= International Thespian Festival =

The International Thespian Festival is an annual week-long theatre festival in Midwestern United States organized by the International Thespian Society that brings together U.S. high school theatre clubs, thespian troupes, and programs.

== Location ==
Organized by the International Thespian Society, it was held annually in late June on the campus of the University of Nebraska–Lincoln in Lincoln, Nebraska until 2020. In 2022, its first in-person year after the COVID-19 pandemic, the International Thespian Festival was held at Indiana University in Bloomington, Indiana. The festival was held at Indiana University in 2023 and will be held at the same location in 2024–2026.

== Festival ==
There are over 120 workshops offered during the festival, including such titles as "Creating Believable Stage Villains", "Period Hatmaking", and "Fun with Dialects." These workshops are taught by high school teachers, college professors and theater professionals.

There are also auditions for national cast productions, usually to premiere the school edition of two well-known Broadway shows. In 2008, the chosen casts and crews put on productions of "Hairspray" and "Sweeney Todd".

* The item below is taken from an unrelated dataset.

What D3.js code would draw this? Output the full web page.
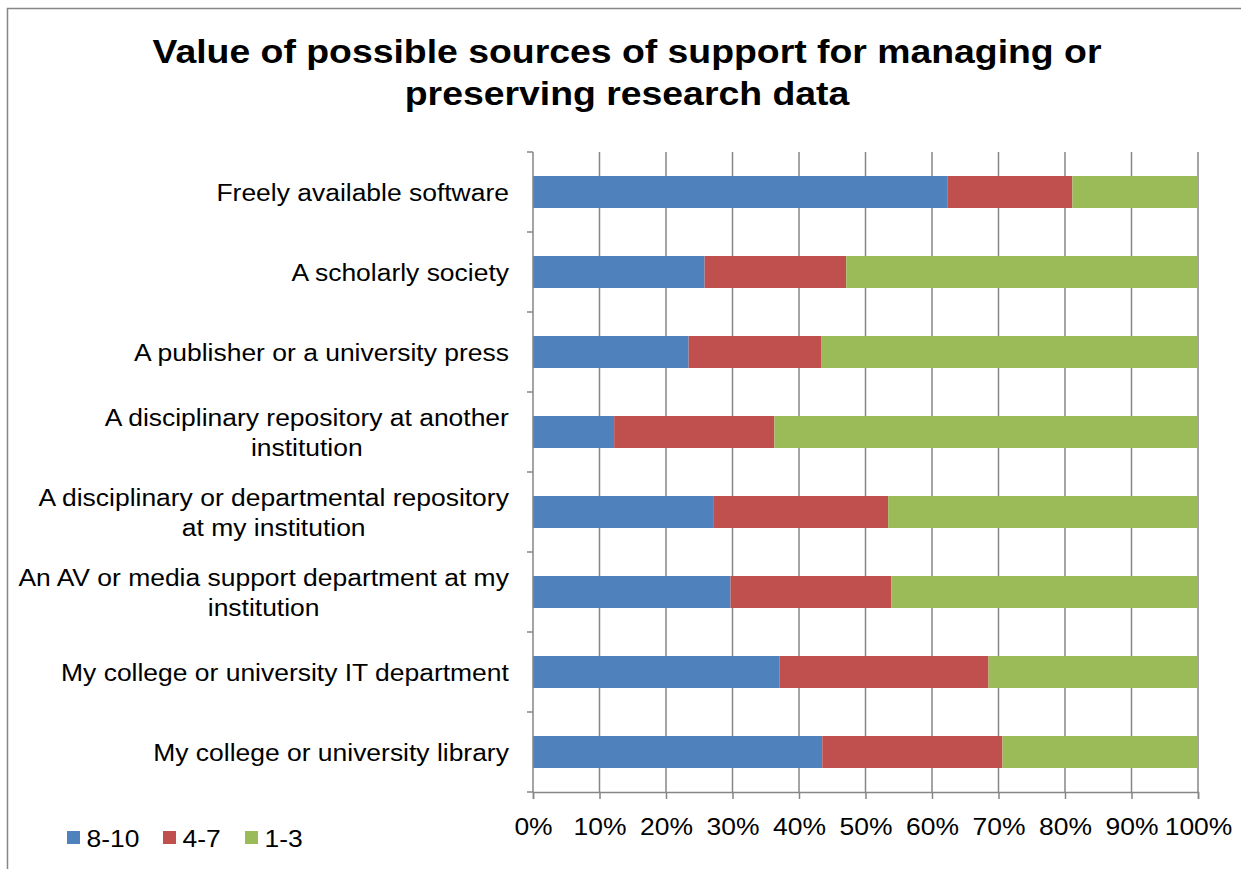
<!DOCTYPE html>
<html><head><meta charset="utf-8">
<script src="https://cdn.jsdelivr.net/npm/d3@7"></script>
<style>body{margin:0;background:#fff;} svg{display:block;font-family:Arial,"Liberation Sans",sans-serif;}</style>
</head><body><svg id="c" width="1241" height="869"></svg>
<script>
const categories = [
  ["Freely available software"],
  ["A scholarly society"],
  ["A publisher or a university press"],
  ["A disciplinary repository at another", "institution"],
  ["A disciplinary or departmental repository", "at my institution"],
  ["An AV or media support department at my", "institution"],
  ["My college or university IT department"],
  ["My college or university library"]
];
const seriesNames = ["8-10", "4-7", "1-3"];
const s810 = [62.3, 25.8, 23.4, 12.2, 27.2, 29.7, 37.1, 43.5];
const s47  = [18.8, 21.3, 20.0, 24.1, 26.2, 24.2, 31.4, 27.1];
const s13  = [18.9, 52.9, 56.6, 63.7, 46.6, 46.1, 31.5, 29.4];
const colors = ["#4F81BD", "#C0504D", "#9BBB59"];
const tickValues = [0,10,20,30,40,50,60,70,80,90,100];

const svg = d3.select("#c");
const L = 533, R = 1198, T = 152, B = 792;
const SX = 1.08; // horizontal stretch of the text in the reference

// outer frame
svg.append("rect").attr("x",7.5).attr("y",8.5).attr("width",1400).attr("height",1000)
  .attr("fill","none").attr("stroke","#868686").attr("stroke-width",1.5);

// title
const titleLines = ["Value of possible sources of support for managing or", "preserving research data"];
svg.append("g").selectAll("text").data(titleLines).join("text")
  .attr("transform",(d,i)=>`translate(627,${62.5+i*42.5}) scale(1.15,1)`)
  .attr("text-anchor","middle").attr("font-weight","bold")
  .attr("font-size",32.5).attr("fill","#000").text(d=>d);

const x = d3.scaleLinear().domain([0,100]).range([L,R]);
const y = d3.scaleBand().domain(d3.range(categories.length)).range([T,B]).paddingInner(0.6).paddingOuter(0.3);

// gridlines
svg.append("g").selectAll("line").data(tickValues.slice(1)).join("line")
  .attr("x1",d=>x(d)).attr("x2",d=>x(d)).attr("y1",T).attr("y2",B)
  .attr("stroke","#868686").attr("stroke-width",1.5);

// stacked data
const rows = categories.map((c,i)=>({i, "8-10":s810[i], "4-7":s47[i], "1-3":s13[i]}));
const stack = d3.stack().keys(seriesNames)(rows);
svg.append("g").selectAll("g").data(stack).join("g").attr("fill",(d,i)=>colors[i])
  .selectAll("rect").data(d=>d).join("rect")
  .attr("x",d=>x(d[0])).attr("width",d=>x(d[1])-x(d[0]))
  .attr("y",d=>y(d.data.i)).attr("height",y.bandwidth());

// y axis line and ticks
const band = (B-T)/categories.length;
svg.append("line").attr("x1",L).attr("x2",L).attr("y1",T).attr("y2",B).attr("stroke","#868686").attr("stroke-width",1.5);
svg.append("g").selectAll("line").data(d3.range(categories.length+1)).join("line")
  .attr("x1",L-6).attr("x2",L).attr("y1",d=>T+d*band).attr("y2",d=>T+d*band)
  .attr("stroke","#868686").attr("stroke-width",1.5);

// x axis
const xAxis = d3.axisBottom(x).tickValues(tickValues).tickFormat(d=>d+"%").tickSize(7).tickPadding(18.5);
const gx = svg.append("g").attr("transform",`translate(0,${B})`).call(xAxis);
gx.select(".domain").attr("stroke","#868686").attr("stroke-width",1.5);
gx.selectAll(".tick line").attr("stroke","#868686").attr("stroke-width",1.5);
gx.selectAll(".tick text").attr("font-size",24.5).attr("font-family","Arial, 'Liberation Sans', sans-serif")
  .attr("fill","#000").attr("transform",`scale(${SX},1)`);

// category labels
const lab = svg.append("g").selectAll("text").data(categories).join("text")
  .attr("font-size",24.5).attr("fill","#000").attr("text-anchor","middle");
lab.each(function(lines,i){
  const t = d3.select(this);
  const cy = y(i)+y.bandwidth()/2;
  t.selectAll("tspan").data(lines).join("tspan").text(d=>d);
  let w = 0;
  t.selectAll("tspan").each(function(){ w = Math.max(w, this.getComputedTextLength()); });
  const lh = 30;
  t.attr("transform",`translate(509,${cy}) scale(${SX},1)`);
  t.selectAll("tspan").attr("x",-w/2).attr("y",(d,k)=>(k-(lines.length-1)/2)*lh).attr("dy","0.35em");
});

// legend
const legX = [67,163,245];
const leg = svg.append("g").selectAll("g").data(seriesNames).join("g")
  .attr("transform",(d,i)=>`translate(${legX[i]},831)`);
leg.append("rect").attr("width",13).attr("height",13).attr("fill",(d,i)=>colors[i]);
leg.append("text").attr("transform",`translate(19.5,16) scale(${SX},1)`).attr("font-size",24.5).attr("fill","#000").text(d=>d);
</script></body></html>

The festival features an event called the Thespy Showcase, formerly known as the Individual Events (IE) Showcase. Following a series of performances and judging periods at the local and chapter level, winning students compete for the chance to perform in the categories of monologue, duet acting, solo/duet/group musical theatre, and mime, or show off their skills in the technical categories of costume design and construction, publicity design, scenic design, stage management, lighting design, and short film.